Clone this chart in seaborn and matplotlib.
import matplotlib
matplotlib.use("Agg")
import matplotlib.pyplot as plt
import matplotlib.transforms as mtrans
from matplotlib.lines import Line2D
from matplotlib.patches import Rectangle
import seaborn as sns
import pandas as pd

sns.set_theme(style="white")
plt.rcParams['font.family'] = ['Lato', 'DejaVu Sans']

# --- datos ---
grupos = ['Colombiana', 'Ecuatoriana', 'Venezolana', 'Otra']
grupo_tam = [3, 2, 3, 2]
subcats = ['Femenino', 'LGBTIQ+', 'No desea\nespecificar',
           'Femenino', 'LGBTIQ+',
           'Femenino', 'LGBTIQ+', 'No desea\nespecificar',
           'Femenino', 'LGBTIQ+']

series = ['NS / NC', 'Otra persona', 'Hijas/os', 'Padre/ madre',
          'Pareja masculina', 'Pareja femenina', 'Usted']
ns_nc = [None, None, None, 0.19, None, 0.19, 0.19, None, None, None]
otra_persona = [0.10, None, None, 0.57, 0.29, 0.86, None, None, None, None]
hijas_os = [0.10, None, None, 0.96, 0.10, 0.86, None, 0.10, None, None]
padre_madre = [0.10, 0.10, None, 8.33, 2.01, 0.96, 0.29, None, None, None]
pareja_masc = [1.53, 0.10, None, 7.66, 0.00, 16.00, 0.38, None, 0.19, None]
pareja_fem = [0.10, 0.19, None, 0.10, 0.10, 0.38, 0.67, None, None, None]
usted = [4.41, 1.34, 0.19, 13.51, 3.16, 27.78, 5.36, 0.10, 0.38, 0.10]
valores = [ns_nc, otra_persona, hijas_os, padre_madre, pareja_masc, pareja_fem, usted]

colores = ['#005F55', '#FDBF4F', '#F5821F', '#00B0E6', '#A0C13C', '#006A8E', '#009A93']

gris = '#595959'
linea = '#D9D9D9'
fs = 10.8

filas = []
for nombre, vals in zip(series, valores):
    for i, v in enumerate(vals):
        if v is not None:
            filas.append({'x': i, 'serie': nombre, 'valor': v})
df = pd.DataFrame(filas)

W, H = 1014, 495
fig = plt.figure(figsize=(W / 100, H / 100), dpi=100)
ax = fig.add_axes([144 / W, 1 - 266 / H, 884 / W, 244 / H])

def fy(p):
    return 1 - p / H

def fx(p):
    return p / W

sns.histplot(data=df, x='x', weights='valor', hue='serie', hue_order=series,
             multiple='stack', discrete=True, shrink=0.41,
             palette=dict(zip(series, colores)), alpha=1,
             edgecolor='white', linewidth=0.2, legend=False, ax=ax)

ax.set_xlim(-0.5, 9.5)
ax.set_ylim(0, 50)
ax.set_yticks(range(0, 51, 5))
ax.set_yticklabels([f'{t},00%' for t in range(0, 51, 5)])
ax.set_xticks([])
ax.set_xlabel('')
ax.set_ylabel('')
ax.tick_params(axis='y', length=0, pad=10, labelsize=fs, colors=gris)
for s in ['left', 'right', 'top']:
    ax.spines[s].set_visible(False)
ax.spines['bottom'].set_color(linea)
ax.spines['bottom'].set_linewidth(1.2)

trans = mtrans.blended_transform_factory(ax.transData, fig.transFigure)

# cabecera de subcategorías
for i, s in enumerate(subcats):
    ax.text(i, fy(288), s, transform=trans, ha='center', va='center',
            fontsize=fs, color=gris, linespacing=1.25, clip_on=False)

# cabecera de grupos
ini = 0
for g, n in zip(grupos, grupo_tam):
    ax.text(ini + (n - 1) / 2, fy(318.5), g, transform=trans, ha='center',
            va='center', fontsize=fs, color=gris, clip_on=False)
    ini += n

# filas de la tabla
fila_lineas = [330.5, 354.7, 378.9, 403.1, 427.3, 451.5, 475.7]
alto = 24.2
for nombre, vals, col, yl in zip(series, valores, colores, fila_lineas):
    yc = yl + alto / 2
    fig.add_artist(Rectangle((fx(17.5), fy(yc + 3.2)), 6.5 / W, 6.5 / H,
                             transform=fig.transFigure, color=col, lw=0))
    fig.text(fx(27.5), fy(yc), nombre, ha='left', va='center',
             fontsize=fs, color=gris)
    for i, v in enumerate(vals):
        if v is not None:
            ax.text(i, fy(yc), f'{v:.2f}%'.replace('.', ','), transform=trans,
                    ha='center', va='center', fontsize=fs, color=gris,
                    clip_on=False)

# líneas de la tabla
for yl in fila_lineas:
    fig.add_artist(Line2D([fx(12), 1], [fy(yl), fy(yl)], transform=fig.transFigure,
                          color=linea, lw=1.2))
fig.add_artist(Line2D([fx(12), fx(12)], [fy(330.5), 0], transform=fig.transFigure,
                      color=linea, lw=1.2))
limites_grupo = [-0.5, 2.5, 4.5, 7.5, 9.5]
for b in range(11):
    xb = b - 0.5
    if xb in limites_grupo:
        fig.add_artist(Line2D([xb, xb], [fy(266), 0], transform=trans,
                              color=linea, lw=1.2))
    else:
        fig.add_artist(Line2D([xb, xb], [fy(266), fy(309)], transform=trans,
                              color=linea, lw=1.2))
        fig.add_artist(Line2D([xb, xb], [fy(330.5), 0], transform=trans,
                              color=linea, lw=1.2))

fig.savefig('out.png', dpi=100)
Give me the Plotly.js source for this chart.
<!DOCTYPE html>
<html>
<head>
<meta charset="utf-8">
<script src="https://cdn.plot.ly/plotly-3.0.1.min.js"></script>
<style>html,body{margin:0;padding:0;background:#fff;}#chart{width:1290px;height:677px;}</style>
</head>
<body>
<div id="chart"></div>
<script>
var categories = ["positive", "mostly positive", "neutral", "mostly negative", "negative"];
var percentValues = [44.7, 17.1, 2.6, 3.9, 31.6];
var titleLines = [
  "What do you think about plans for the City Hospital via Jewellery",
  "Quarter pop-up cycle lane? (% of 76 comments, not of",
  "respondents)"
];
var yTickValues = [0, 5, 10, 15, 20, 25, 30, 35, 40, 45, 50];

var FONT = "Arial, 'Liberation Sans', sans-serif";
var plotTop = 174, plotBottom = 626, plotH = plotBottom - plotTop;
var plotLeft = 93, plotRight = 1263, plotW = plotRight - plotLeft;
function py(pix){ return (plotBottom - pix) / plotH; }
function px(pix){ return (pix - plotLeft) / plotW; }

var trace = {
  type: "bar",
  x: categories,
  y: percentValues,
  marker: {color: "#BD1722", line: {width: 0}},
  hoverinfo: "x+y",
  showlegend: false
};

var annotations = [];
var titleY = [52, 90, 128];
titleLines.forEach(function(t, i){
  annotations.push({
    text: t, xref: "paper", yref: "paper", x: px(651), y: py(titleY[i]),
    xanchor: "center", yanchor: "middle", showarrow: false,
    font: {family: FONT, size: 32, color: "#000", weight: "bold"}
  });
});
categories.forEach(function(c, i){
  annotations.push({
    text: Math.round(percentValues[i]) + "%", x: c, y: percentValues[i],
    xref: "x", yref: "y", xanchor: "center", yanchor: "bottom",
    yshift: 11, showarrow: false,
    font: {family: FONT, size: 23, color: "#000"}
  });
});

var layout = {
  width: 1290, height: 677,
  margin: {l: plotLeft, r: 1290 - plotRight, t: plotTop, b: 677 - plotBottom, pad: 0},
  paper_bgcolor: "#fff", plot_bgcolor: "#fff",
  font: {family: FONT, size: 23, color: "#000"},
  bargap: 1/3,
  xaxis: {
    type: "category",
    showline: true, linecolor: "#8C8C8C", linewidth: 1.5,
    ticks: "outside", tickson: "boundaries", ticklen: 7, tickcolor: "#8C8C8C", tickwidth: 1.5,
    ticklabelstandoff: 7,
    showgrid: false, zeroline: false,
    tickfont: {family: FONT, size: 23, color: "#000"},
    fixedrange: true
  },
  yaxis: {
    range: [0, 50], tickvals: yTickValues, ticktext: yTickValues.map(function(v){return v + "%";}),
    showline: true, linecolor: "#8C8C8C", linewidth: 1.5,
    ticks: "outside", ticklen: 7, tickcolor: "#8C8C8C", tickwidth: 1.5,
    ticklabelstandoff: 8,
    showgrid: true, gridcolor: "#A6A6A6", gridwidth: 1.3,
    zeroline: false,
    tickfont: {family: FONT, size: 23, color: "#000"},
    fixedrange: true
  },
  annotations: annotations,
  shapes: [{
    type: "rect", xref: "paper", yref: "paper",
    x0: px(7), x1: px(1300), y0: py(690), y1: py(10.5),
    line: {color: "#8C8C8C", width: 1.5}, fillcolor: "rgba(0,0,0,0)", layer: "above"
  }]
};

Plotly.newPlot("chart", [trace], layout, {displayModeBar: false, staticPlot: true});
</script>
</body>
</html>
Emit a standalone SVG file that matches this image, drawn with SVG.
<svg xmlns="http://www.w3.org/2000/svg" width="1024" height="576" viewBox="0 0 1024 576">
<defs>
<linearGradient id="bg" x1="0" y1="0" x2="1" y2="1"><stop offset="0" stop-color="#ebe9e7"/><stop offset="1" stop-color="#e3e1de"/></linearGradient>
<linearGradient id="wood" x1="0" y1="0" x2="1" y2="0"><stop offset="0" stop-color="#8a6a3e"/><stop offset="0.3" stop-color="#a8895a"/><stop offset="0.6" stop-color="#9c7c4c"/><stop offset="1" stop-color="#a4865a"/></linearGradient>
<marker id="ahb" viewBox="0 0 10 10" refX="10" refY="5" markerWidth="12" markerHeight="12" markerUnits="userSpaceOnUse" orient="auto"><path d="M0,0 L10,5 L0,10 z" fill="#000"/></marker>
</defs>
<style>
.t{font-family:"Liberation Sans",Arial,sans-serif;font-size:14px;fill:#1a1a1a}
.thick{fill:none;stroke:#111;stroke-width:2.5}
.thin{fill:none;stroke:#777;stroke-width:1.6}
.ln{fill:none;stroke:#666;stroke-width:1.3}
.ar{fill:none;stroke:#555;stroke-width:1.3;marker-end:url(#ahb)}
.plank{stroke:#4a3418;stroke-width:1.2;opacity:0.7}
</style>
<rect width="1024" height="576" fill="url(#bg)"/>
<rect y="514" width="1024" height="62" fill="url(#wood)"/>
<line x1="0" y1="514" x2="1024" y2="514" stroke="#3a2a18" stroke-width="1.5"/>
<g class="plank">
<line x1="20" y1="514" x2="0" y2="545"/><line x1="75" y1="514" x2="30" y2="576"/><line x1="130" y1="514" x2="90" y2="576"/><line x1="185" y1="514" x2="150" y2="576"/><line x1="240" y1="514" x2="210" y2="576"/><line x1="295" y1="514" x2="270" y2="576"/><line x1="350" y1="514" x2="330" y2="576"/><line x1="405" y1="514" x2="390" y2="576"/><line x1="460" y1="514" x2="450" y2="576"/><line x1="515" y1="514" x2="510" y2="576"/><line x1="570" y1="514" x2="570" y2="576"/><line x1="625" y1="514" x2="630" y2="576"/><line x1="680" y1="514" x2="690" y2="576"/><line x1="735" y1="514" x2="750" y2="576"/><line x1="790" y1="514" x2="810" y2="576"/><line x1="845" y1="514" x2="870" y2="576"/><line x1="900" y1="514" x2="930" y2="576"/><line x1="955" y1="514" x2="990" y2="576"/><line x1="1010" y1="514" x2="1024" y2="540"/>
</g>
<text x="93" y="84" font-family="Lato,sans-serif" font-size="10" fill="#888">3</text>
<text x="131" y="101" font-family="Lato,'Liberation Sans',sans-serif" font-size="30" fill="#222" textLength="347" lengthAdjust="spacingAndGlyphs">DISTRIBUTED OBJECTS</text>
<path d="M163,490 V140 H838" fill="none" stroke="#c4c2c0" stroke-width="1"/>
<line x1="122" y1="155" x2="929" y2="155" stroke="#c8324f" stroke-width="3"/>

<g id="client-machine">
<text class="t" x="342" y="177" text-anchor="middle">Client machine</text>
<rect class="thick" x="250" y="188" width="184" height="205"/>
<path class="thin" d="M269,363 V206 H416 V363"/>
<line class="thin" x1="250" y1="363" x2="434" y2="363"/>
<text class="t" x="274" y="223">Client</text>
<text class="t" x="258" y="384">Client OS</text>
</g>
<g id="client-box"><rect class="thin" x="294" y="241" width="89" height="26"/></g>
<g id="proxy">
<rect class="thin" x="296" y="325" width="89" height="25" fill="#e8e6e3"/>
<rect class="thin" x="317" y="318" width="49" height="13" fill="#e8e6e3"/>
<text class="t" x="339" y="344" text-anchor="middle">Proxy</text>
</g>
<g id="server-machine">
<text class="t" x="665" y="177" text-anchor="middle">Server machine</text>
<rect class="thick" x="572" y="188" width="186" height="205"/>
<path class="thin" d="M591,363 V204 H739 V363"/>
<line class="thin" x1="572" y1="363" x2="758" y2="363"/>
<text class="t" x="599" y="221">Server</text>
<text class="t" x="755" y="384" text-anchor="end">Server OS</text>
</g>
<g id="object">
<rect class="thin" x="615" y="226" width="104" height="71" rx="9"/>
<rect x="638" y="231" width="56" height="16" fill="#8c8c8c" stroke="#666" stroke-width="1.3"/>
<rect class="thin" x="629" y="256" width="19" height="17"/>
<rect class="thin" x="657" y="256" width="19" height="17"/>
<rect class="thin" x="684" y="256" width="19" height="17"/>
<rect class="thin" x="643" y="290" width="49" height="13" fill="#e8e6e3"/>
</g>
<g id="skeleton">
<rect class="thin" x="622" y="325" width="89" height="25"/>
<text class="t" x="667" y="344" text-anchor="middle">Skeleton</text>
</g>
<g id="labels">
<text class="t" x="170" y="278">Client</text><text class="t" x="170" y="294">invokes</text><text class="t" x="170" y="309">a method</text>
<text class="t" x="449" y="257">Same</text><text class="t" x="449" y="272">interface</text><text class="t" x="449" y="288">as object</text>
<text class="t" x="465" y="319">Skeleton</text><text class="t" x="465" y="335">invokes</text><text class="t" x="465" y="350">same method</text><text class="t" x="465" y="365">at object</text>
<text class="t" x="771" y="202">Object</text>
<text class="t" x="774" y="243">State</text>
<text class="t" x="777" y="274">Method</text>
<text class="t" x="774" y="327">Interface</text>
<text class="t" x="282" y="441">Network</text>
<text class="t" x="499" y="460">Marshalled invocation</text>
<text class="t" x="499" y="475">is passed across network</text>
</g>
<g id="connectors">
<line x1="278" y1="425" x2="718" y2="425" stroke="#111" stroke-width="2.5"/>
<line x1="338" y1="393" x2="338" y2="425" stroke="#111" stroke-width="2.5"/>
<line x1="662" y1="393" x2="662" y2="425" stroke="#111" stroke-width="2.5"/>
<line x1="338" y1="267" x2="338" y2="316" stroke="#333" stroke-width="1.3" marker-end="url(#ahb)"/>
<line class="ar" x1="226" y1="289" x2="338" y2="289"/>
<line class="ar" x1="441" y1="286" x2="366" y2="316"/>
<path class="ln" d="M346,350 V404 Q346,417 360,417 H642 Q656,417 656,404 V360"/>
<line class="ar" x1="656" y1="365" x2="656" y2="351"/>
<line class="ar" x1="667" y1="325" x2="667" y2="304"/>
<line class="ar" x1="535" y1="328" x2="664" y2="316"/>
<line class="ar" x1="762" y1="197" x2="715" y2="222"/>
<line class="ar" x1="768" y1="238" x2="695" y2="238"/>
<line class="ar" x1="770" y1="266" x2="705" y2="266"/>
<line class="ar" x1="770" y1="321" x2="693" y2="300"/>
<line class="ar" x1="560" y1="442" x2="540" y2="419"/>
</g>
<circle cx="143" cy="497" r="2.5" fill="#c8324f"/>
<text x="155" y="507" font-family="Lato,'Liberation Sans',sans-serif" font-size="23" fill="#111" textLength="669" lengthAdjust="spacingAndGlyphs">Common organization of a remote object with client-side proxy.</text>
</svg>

_Problem requirements_. Copy exactly the lines from the top of the entries through the line with "import pandas as pd" in it, please, keeping both ends and adding nothing.

_Written response_.
Clone this chart in seaborn and matplotlib.
import matplotlib
matplotlib.use("Agg")
import matplotlib.pyplot as plt
import matplotlib.transforms as mtrans
from matplotlib.lines import Line2D
from matplotlib.patches import Rectangle
import seaborn as sns
import pandas as pd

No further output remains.